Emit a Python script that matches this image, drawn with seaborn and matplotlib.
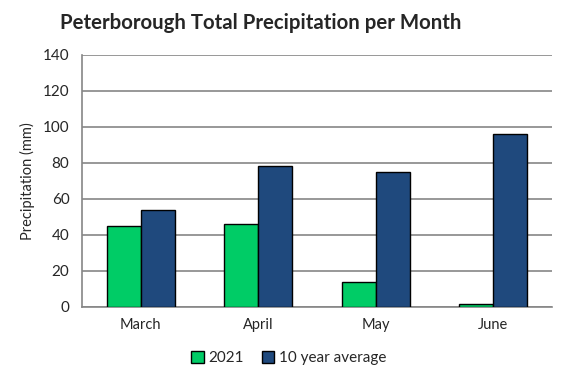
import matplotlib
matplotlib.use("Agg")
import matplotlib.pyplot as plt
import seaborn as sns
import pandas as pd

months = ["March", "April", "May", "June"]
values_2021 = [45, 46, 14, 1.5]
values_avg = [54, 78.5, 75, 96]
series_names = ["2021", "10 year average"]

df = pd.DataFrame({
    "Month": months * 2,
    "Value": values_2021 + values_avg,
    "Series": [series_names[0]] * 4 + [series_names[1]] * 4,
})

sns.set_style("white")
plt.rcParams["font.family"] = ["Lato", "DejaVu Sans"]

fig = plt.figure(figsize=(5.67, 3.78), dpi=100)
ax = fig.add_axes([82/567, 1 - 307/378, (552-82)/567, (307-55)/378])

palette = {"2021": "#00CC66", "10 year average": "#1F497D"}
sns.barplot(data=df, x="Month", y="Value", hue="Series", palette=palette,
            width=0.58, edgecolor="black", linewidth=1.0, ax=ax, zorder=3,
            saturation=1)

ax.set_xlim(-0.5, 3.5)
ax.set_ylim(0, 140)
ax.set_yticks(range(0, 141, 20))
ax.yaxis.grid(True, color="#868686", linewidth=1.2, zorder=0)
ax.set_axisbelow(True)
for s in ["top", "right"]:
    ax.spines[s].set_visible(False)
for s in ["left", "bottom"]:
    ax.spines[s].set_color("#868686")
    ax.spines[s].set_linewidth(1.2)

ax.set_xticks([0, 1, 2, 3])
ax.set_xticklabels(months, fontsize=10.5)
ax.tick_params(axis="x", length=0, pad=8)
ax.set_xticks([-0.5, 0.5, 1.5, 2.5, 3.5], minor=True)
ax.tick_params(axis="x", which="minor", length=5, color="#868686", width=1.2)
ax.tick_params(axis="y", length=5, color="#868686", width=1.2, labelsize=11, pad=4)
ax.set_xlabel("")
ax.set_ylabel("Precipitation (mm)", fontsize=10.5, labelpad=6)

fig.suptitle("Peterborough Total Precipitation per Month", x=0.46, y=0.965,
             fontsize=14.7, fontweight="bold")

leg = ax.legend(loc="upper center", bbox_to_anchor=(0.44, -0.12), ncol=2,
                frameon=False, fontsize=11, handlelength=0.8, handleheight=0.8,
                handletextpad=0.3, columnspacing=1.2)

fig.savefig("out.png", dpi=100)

* * *

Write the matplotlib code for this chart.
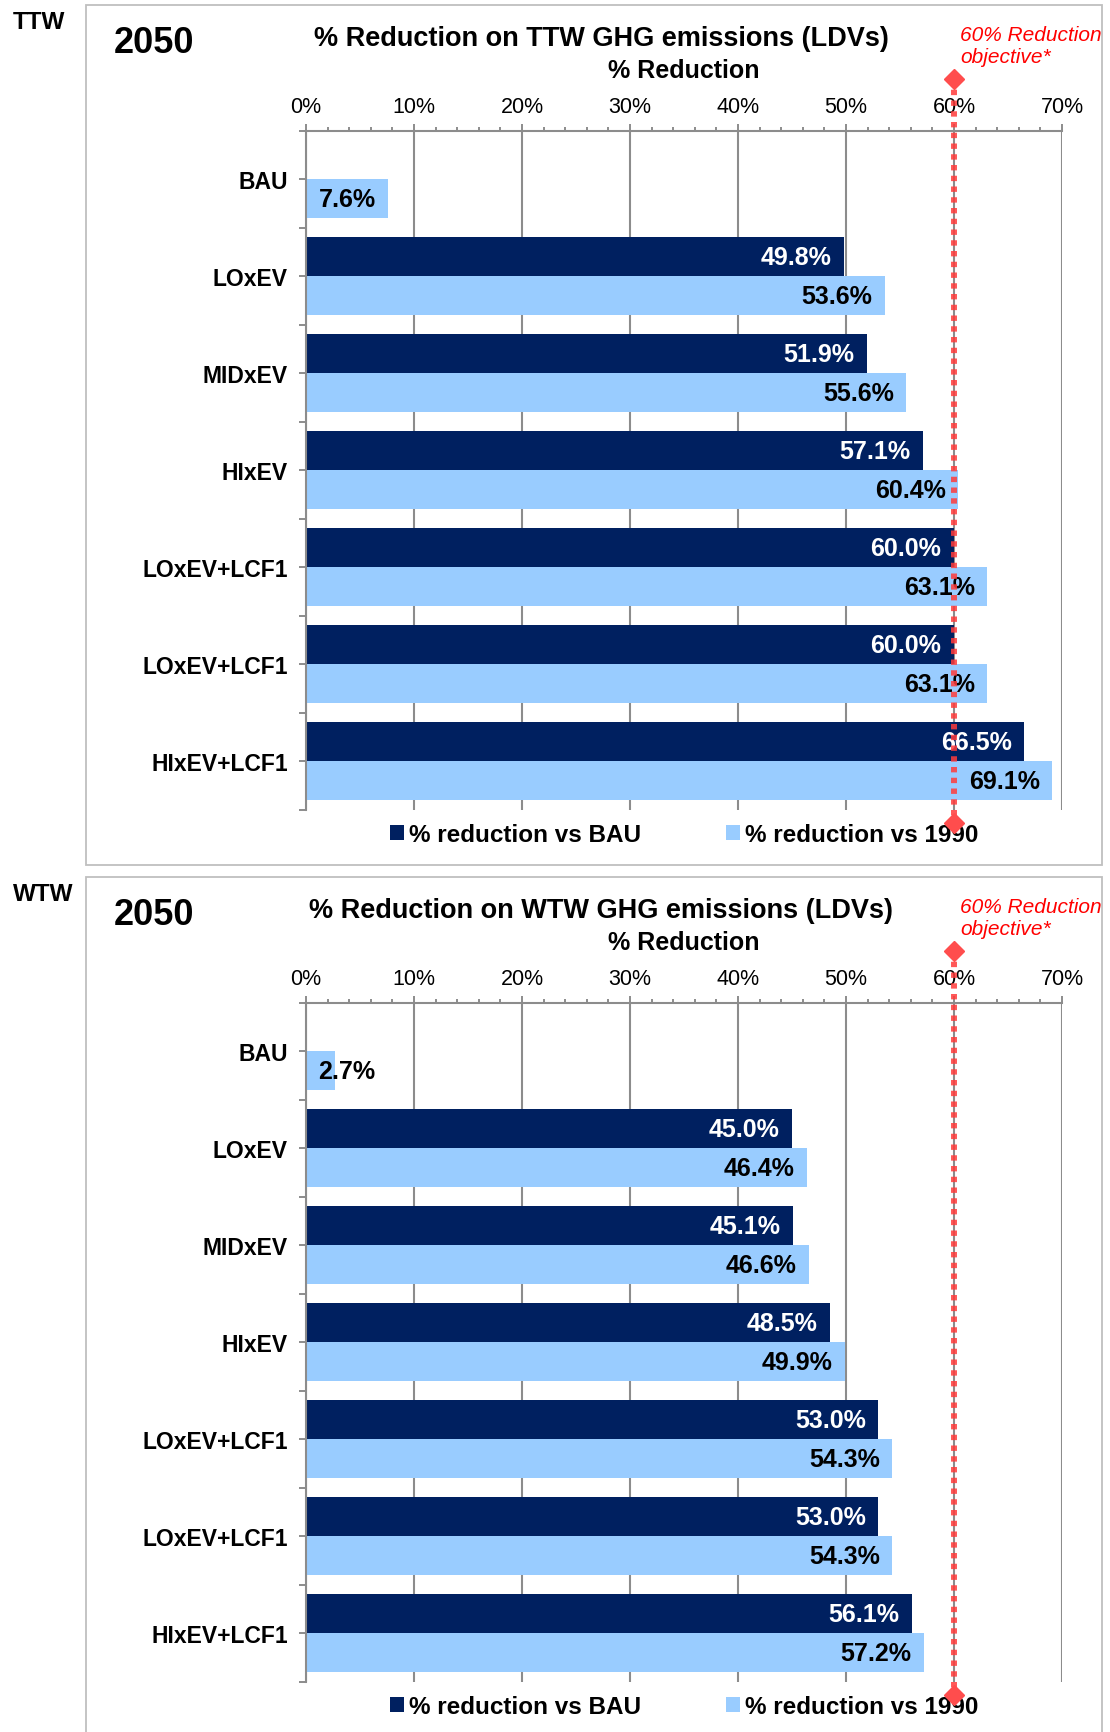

• _PROBLEM DESCRIPTION_:
From the records above, copy exactly the lines starting at the one with "Emit a Python" and ending at the one with "saturation=1)", and no others. Pictures stay out.

• _OUTPUT FOR THIS EXERCISE_:
Emit a Python script that matches this image, drawn with seaborn and matplotlib.
import matplotlib
matplotlib.use("Agg")
import matplotlib.pyplot as plt
import seaborn as sns
import pandas as pd

months = ["March", "April", "May", "June"]
values_2021 = [45, 46, 14, 1.5]
values_avg = [54, 78.5, 75, 96]
series_names = ["2021", "10 year average"]

df = pd.DataFrame({
    "Month": months * 2,
    "Value": values_2021 + values_avg,
    "Series": [series_names[0]] * 4 + [series_names[1]] * 4,
})

sns.set_style("white")
plt.rcParams["font.family"] = ["Lato", "DejaVu Sans"]

fig = plt.figure(figsize=(5.67, 3.78), dpi=100)
ax = fig.add_axes([82/567, 1 - 307/378, (552-82)/567, (307-55)/378])

palette = {"2021": "#00CC66", "10 year average": "#1F497D"}
sns.barplot(data=df, x="Month", y="Value", hue="Series", palette=palette,
            width=0.58, edgecolor="black", linewidth=1.0, ax=ax, zorder=3,
            saturation=1)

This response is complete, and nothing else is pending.